The South African economy appears to be pulling itself out of the problematic inflation environment that we have been struggling under recently. The effects of inflation targeting seem to be paying dividends finally. Consumer inflation is almost within the Reserve Bank's target range of 3 - 6 percent and Producer Price Inflation (PPI) is contracting. PPI is the measure of how quick making things gets more expensive and at the moment things are actually getting cheaper to make.
- Producer Price Inflation is at -3.7%
- Electricity production more expensive by +1.6%
- Petrol and coal products down 2.2%
Inflation starts with the raw materials. These are then manufactured. PPI is a measure of the costs of manufacturing, an inflation at the factory gates measure.
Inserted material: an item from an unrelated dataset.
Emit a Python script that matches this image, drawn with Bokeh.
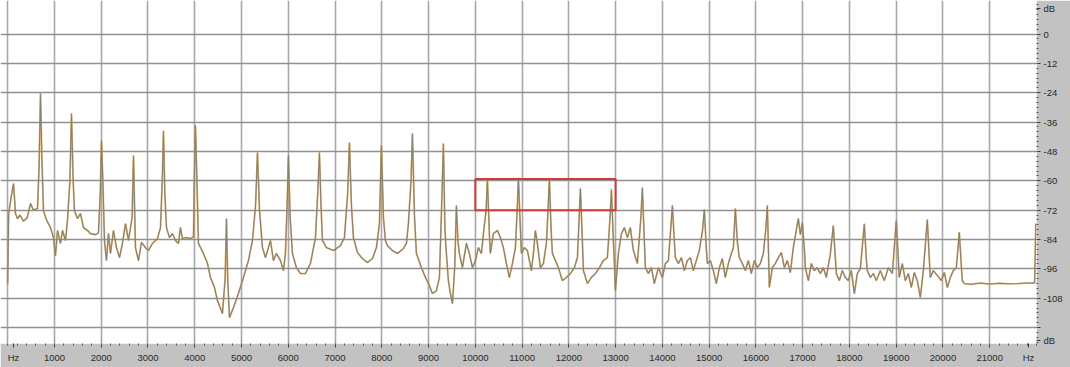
from bokeh.plotting import figure
from bokeh.models import Range1d, LinearAxis, FixedTicker, ColumnDataSource, Grid
from bokeh.embed import file_html
from bokeh.resources import INLINE

# ---- data (frequency in Hz, level in dB) ----
freq_hz = [
    0, 20, 80, 124, 167, 210, 260, 338, 420, 487,
    552, 637, 670, 701, 730, 765, 829, 915, 979, 1022,
    1065, 1129, 1172, 1236, 1278, 1330, 1364, 1400, 1428, 1492,
    1556, 1620, 1706, 1770, 1877, 1941, 1980, 2005, 2035, 2070,
    2112, 2155, 2198, 2262, 2326, 2390, 2454, 2519, 2583, 2660,
    2690, 2715, 2732, 2796, 2861, 2946, 3010, 3096, 3203, 3267,
    3305, 3331, 3360, 3395, 3459, 3523, 3588, 3652, 3694, 3737,
    3823, 3908, 3972, 3990, 4015, 4040, 4079, 4186, 4272, 4336,
    4421, 4485, 4592, 4650, 4678, 4705, 4742, 4828, 4934, 5041,
    5148, 5234, 5300, 5341, 5385, 5448, 5512, 5576, 5619, 5683,
    5747, 5832, 5897, 5939, 5975, 6003, 6040, 6089, 6174, 6260,
    6367, 6474, 6581, 6630, 6666, 6700, 6730, 6816, 6966, 7115,
    7201, 7270, 7308, 7350, 7393, 7479, 7586, 7692, 7799, 7885,
    7949, 7992, 8035, 8077, 8120, 8227, 8334, 8462, 8526, 8569,
    8625, 8655, 8700, 8740, 8847, 8933, 9018, 9082, 9168, 9232,
    9280, 9317, 9350, 9381, 9424, 9467, 9510, 9560, 9595, 9630,
    9659, 9724, 9809, 9873, 9938, 10002, 10066, 10130, 10173, 10230,
    10259, 10301, 10322, 10386, 10472, 10536, 10600, 10664, 10728, 10793,
    10857, 10895, 10921, 10964, 10985, 11049, 11113, 11199, 11242, 11284,
    11327, 11391, 11455, 11519, 11555, 11584, 11620, 11648, 11712, 11776,
    11862, 11947, 12033, 12118, 12183, 12220, 12247, 12290, 12311, 12397,
    12482, 12568, 12653, 12739, 12824, 12880, 12910, 12953, 12974, 12995,
    13059, 13123, 13187, 13251, 13315, 13380, 13465, 13540, 13572, 13615,
    13636, 13700, 13764, 13828, 13914, 14000, 14064, 14128, 14171, 14214,
    14256, 14278, 14342, 14406, 14470, 14534, 14598, 14662, 14726, 14790,
    14860, 14897, 14940, 14962, 15026, 15090, 15154, 15218, 15282, 15346,
    15411, 15475, 15518, 15560, 15603, 15646, 15710, 15774, 15838, 15902,
    15967, 16031, 16095, 16159, 16210, 16245, 16287, 16351, 16415, 16480,
    16544, 16608, 16672, 16736, 16800, 16907, 16950, 16993, 17036, 17057,
    17121, 17185, 17249, 17313, 17378, 17442, 17506, 17591, 17655, 17700,
    17720, 17784, 17848, 17912, 17976, 18040, 18105, 18169, 18233, 18318,
    18361, 18383, 18447, 18511, 18575, 18660, 18746, 18831, 18917, 19002,
    19045, 19066, 19131, 19195, 19259, 19323, 19387, 19451, 19516, 19580,
    19665, 19708, 19730, 19794, 19879, 19965, 20029, 20093, 20157, 20222,
    20286, 20350, 20393, 20414, 20457, 20600, 20800, 21000, 21200, 21400,
    21600, 21800, 21960, 21985,
]
level_db = [
    -102, -73.4, -66, -61.1, -73.4, -75.5, -74, -76.5, -75, -69.3,
    -72, -71.3, -55, -24.3, -50, -72.2, -76, -79.1, -83.2, -90.6,
    -80.3, -85.6, -80.3, -84.4, -76.2, -60, -32.5, -60, -72.2, -75.4,
    -73.4, -79.1, -80.3, -81.6, -82, -81.2, -65, -43.5, -60, -84.4,
    -92.6, -81.6, -89.7, -80.3, -87.3, -91.4, -85.6, -77.5, -84.4, -75,
    -49.7, -72, -87.3, -92.6, -85.2, -87.3, -88.5, -85.6, -83.6, -79.1,
    -60, -39.5, -65, -79.1, -83.2, -81.6, -84.4, -85.6, -79.1, -83.6,
    -83.2, -83.6, -83, -60, -37.4, -55, -85.6, -89.7, -93.8, -99.5,
    -103.6, -108.9, -114.3, -100, -75.4, -100, -115.9, -111.8, -106.1, -99.5,
    -92.6, -84.4, -70, -48.4, -72, -87.3, -91.4, -87.3, -84.4, -92.6,
    -89.7, -92.6, -96.7, -89.7, -70, -49.7, -75, -89.7, -95.5, -97.9,
    -97.9, -93.8, -83.2, -65, -48.4, -70, -84.4, -87.3, -88.5, -86.5,
    -83.2, -65, -44.4, -70, -83.2, -89.3, -91.8, -93.4, -91.8, -87.3,
    -77.5, -45.6, -75, -84.4, -86.5, -88.5, -89.7, -87.7, -85.6, -77.5,
    -60, -40.7, -75, -89.7, -95.5, -99.5, -102.8, -106.1, -104.9, -99.5,
    -70, -44.8, -80, -89.7, -100.8, -106.1, -110.2, -95, -70.1, -85,
    -89.7, -95.5, -85.6, -89.7, -95.5, -92.6, -87.3, -89.7, -81.6, -72,
    -59.5, -82, -89.7, -81.6, -80.3, -83.2, -87.3, -93.8, -99.5, -93.8,
    -87.3, -72, -58.8, -80, -89.7, -87.3, -88.5, -96.7, -89.7, -80.3,
    -85.6, -95.5, -93.8, -85.6, -72, -59, -80, -89.7, -92.6, -95.5,
    -100.8, -99.5, -97.9, -95.5, -91.4, -75, -63.2, -85, -96.7, -102,
    -99.5, -97.9, -95.5, -92.6, -91.4, -75, -63.6, -85, -93.8, -104.9,
    -89.7, -81.6, -79.1, -83.2, -79.1, -88.5, -93.8, -75, -62.8, -85,
    -95.5, -97.9, -95.5, -102, -95.5, -99.5, -93.8, -92.6, -81.6, -70.1,
    -85, -91.4, -93.8, -91.4, -96.7, -92.6, -91.4, -96.7, -92.6, -88.5,
    -80, -71.7, -88, -93.8, -92.6, -96.7, -102, -95.5, -91.8, -99.5,
    -93.8, -89.7, -87.3, -71.3, -85, -91.4, -93.8, -96.7, -92.6, -97.9,
    -92.6, -95.5, -93.8, -89.7, -80, -70.1, -103.6, -95.5, -93.8, -91.4,
    -89.3, -95.5, -92.6, -97.5, -87.3, -75.4, -82, -77.1, -88, -95.5,
    -100.8, -93.8, -96.7, -95.5, -97.9, -95.5, -99.5, -90, -78.3, -92,
    -97.9, -100.8, -96.7, -99.5, -100.8, -96.7, -106.1, -97.9, -95.9, -77.6,
    -92, -96.7, -99.5, -97.9, -100.8, -96.7, -100.8, -95.5, -97.9, -76.2,
    -92, -99.5, -93.8, -100.8, -97.9, -103.6, -97.5, -100.8, -107.7, -96.7,
    -75.8, -92, -99.5, -96.7, -98.7, -100.8, -97.5, -103.6, -99.5, -96.7,
    -95.5, -81, -95, -100.8, -102, -102.3, -101.8, -102.2, -101.9, -102.1,
    -102, -101.8, -101.8, -77.5,
]

# highlighted box (Hz / dB)
box_left_hz = [10000]
box_right_hz = [13000]
box_top_db = [-59.3]
box_bottom_db = [-72]

# axis ticks and labels
freq_ticks = list(range(1000, 22000, 1000))
freq_minor = list(range(0, 22001, 200))
freq_unit_ticks = [124, 21830]          # positions of the "Hz" unit captions
db_ticks = list(range(-120, 1, 12))
db_minor = list(range(-126, 13, 2))
db_unit_ticks = [-125.3, 10.4]          # positions of the "dB" unit captions

freq_labels = {t: str(t) for t in freq_ticks}
for t in freq_unit_ticks:
    freq_labels[t] = "Hz"
db_labels = {t: str(t) for t in db_ticks}
db_labels[-120] = ""
for t in db_unit_ticks:
    db_labels[t] = "dB"

W, H = 1070, 367
GRAY = "#c2c2c2"

p = figure(width=W, height=H, output_backend="svg", toolbar_location=None,
           x_range=Range1d(-154, 22000), y_range=Range1d(-126.5, 13.7),
           x_axis_location=None, y_axis_location=None,
           min_border_left=0, min_border_top=0, min_border_right=34, min_border_bottom=24,
           background_fill_color="white", border_fill_color=GRAY, outline_line_color=None)

xaxis = LinearAxis(ticker=FixedTicker(ticks=freq_ticks + freq_unit_ticks, minor_ticks=freq_minor),
                   major_label_overrides=freq_labels)
yaxis = LinearAxis(ticker=FixedTicker(ticks=db_ticks + db_unit_ticks, minor_ticks=db_minor),
                   major_label_overrides=db_labels)
for ax in (xaxis, yaxis):
    ax.axis_line_color = None
    ax.major_tick_line_color = "#3a3a3a"
    ax.minor_tick_line_color = "#555555"
    ax.major_tick_in = 0
    ax.minor_tick_in = 0
    ax.major_tick_out = 4
    ax.minor_tick_out = 2
    ax.major_label_text_font = "Liberation Sans"
    ax.major_label_text_font_size = "9.5px"
    ax.major_label_text_color = "#2a2a2a"
xaxis.major_label_standoff = 4
yaxis.major_label_standoff = 3
p.add_layout(xaxis, "below")
p.add_layout(yaxis, "right")

# grid
p.xgrid.visible = False
p.ygrid.visible = False
p.add_layout(Grid(dimension=0, ticker=FixedTicker(ticks=[0] + freq_ticks),
                  grid_line_color="#a8a8a8", grid_line_width=1.6))
p.add_layout(Grid(dimension=1, ticker=FixedTicker(ticks=db_ticks),
                  grid_line_color="#909090", grid_line_width=1.5))

src = ColumnDataSource(dict(f=freq_hz, db=level_db))
p.line("f", "db", source=src, line_color="#d9953a", line_width=1.8, line_alpha=0.7)
p.line("f", "db", source=src, line_color="#85826f", line_width=1.1)

p.quad(left=box_left_hz, right=box_right_hz, top=box_top_db, bottom=box_bottom_db,
       fill_alpha=0, line_color="#d23a3a", line_width=2)

open("out.html", "w").write(file_html(p, INLINE))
The products are then sold to retailers who then sell them onto the consumer. Now according to the figures it is getting cheaper to make most products and there is actually deflation at the factory gates. In theory these savings should then be passed onto the retailers who would in turn pass them onto you the consumer.
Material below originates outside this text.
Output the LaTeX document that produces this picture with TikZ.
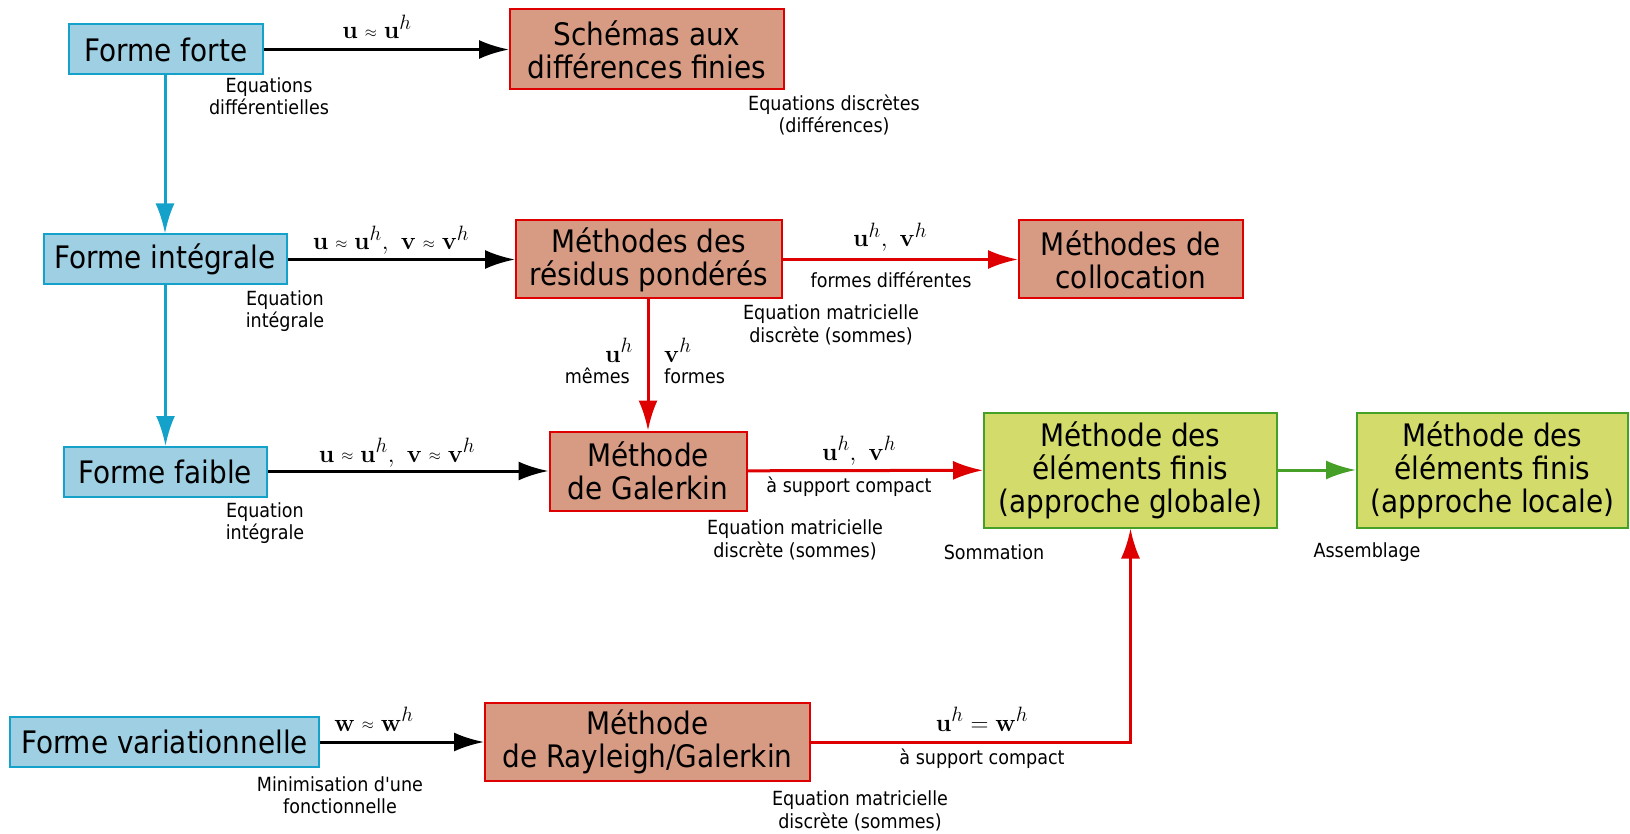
\documentclass[tikz,border=0pt]{standalone}
\usepackage[no-math]{fontspec}
\setmainfont{DejaVu Sans Condensed}[Ligatures=TeXOff]
\usetikzlibrary{arrows.meta}
\definecolor{bfill}{RGB}{158,207,227}
\definecolor{bline}{RGB}{20,162,202}
\definecolor{rfill}{RGB}{215,155,131}
\definecolor{rline}{RGB}{222,0,0}
\definecolor{gfill}{RGB}{211,220,106}
\definecolor{gline}{RGB}{70,160,40}
\newcommand{\apx}{\mathrel{\raisebox{0.1ex}{\scalebox{0.62}{$\approx$}}}}
\begin{document}
\begin{tikzpicture}[x=1pt,y=-1pt,
  box/.style={draw, line width=2pt, inner sep=0pt, align=center, font=\fontsize{31}{33}\selectfont},
  bbox/.style={box, fill=bfill, draw=bline, minimum height=50pt},
  rbox/.style={box, fill=rfill, draw=rline, minimum height=78pt},
  gbox/.style={box, fill=gfill, draw=gline, minimum height=115pt},
  lab/.style={inner sep=0pt, align=center, font=\fontsize{19.5}{22.5}\selectfont},
  mlab/.style={inner sep=0pt, anchor=base, font=\fontsize{28}{30}\selectfont},
  tip/.style={-{Latex[length=30pt,width=19pt]}},
  karr/.style={line width=3pt, black, tip},
  barr/.style={line width=3pt, bline, tip},
  rarr/.style={line width=3pt, rline, tip},
  garr/.style={line width=3pt, gline, tip}]
\useasboundingbox (0,0) rectangle (1630,834);

% boxes
\node[bbox, minimum width=194pt] (ff) at (166,49.5) {Forme forte};
\node[rbox, minimum width=274pt, minimum height=80pt] (sdf) at (647,49.5) {Schémas aux\\différences finies};
\node[bbox, minimum width=243pt] (fi) at (165,259.5) {Forme intégrale};
\node[rbox, minimum width=266pt] (mrp) at (649,259.5) {Méthodes des\\résidus pondérés};
\node[rbox, minimum width=224pt] (col) at (1131,259.5) {Méthodes de\\collocation};
\node[bbox, minimum width=203pt] (ffa) at (165.5,472) {Forme faible};
\node[rbox, minimum width=197pt, minimum height=79pt] (gal) at (648,471) {Méthode\\de Galerkin};
\node[gbox, minimum width=293pt] (mefg) at (1130.5,470) {Méthode des\\éléments finis\\(approche globale)};
\node[gbox, minimum width=271pt] (mefl) at (1492.5,470) {Méthode des\\éléments finis\\(approche locale)};
\node[bbox, minimum width=309pt] (fv) at (164.5,742) {Forme variationnelle};
\node[rbox, minimum width=325pt] (ray) at (647.5,742) {Méthode\\de Rayleigh/Galerkin};

% connectors
\draw[karr] (ff) -- (sdf);
\draw[barr] (ff.south -| fi.north) -- (fi.north);
\draw[karr] (fi) -- (mrp);
\draw[rarr] (mrp) -- (col);
\draw[barr] (fi.south -| ffa.north) -- (ffa.north);
\draw[rarr] (mrp.south -| gal.north) -- (gal.north);
\draw[karr] (ffa.east |- gal.west) -- (gal.west);
\draw[rarr] (gal) -- (mefg);
\draw[garr] (mefg) -- (mefl);
\draw[karr] (fv) -- (ray);
\draw[rarr] (ray.east) -| (mefg.south);

% labels
\node[mlab] (l1) at (377,39) {$\mathbf{u}\apx\mathbf{u}^h$};
\node[lab] (l2) at (269,96) {Equations\\différentielles};
\node[lab] (l3) at (834,115) {Equations discrètes\\(différences)};
\node[mlab] (l4) at (391,250) {$\mathbf{u}\apx\mathbf{u}^h,\ \mathbf{v}\apx\mathbf{v}^h$};
\node[lab] (l5) at (285,311) {Equation\\intégrale};
\node[mlab] (l6) at (890,247) {$\mathbf{u}^h,\ \mathbf{v}^h$};
\node[lab] (l7) at (891,280) {formes différentes};
\node[lab] (l8) at (831,325) {Equation matricielle\\discrète (sommes)};
\node[mlab, anchor=base east] (l9) at (633,362) {$\mathbf{u}^h$};
\node[lab, anchor=east] (l10) at (630,376) {mêmes};
\node[mlab, anchor=base west] (l11) at (664,362) {$\mathbf{v}^h$};
\node[lab, anchor=west] (l12) at (664,376) {formes};
\node[mlab] (l13) at (397,462) {$\mathbf{u}\apx\mathbf{u}^h,\ \mathbf{v}\apx\mathbf{v}^h$};
\node[lab] (l14) at (265,523) {Equation\\intégrale};
\node[mlab] (l15) at (859,460) {$\mathbf{u}^h,\ \mathbf{v}^h$};
\node[lab] (l16) at (849,487) {à support compact};
\node[lab] (l17) at (795,540) {Equation matricielle\\discrète (sommes)};
\node[lab] (l18) at (994,552) {Sommation};
\node[lab] (l19) at (1367,552) {Assemblage};
\node[mlab] (l20) at (374,731) {$\mathbf{w}\apx\mathbf{w}^h$};
\node[lab] (l21) at (340,795) {Minimisation d'une\\fonctionnelle};
\node[mlab] (l22) at (982,731) {$\mathbf{u}^h=\mathbf{w}^h$};
\node[lab] (l23) at (982,759) {à support compact};
\node[lab] (l24) at (860,811) {Equation matricielle\\discrète (sommes)};
\end{tikzpicture}
\end{document}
In reality the retailers do not always pass these savings onto you the consumer. Consumer inflation is sitting at 6.1% meaning prices are going up by 6.1% but the cost of producing those goods is going down at 3.7%. While there is a time lag between when the raw materials for a product are processed into the finished goods which are available in the shops there should have been more downward pressure on consumer inflation. The PPI figures are positive but whether consumers will see the benefit is a debatable point. Plan your budget on consumer rather than producer inflation.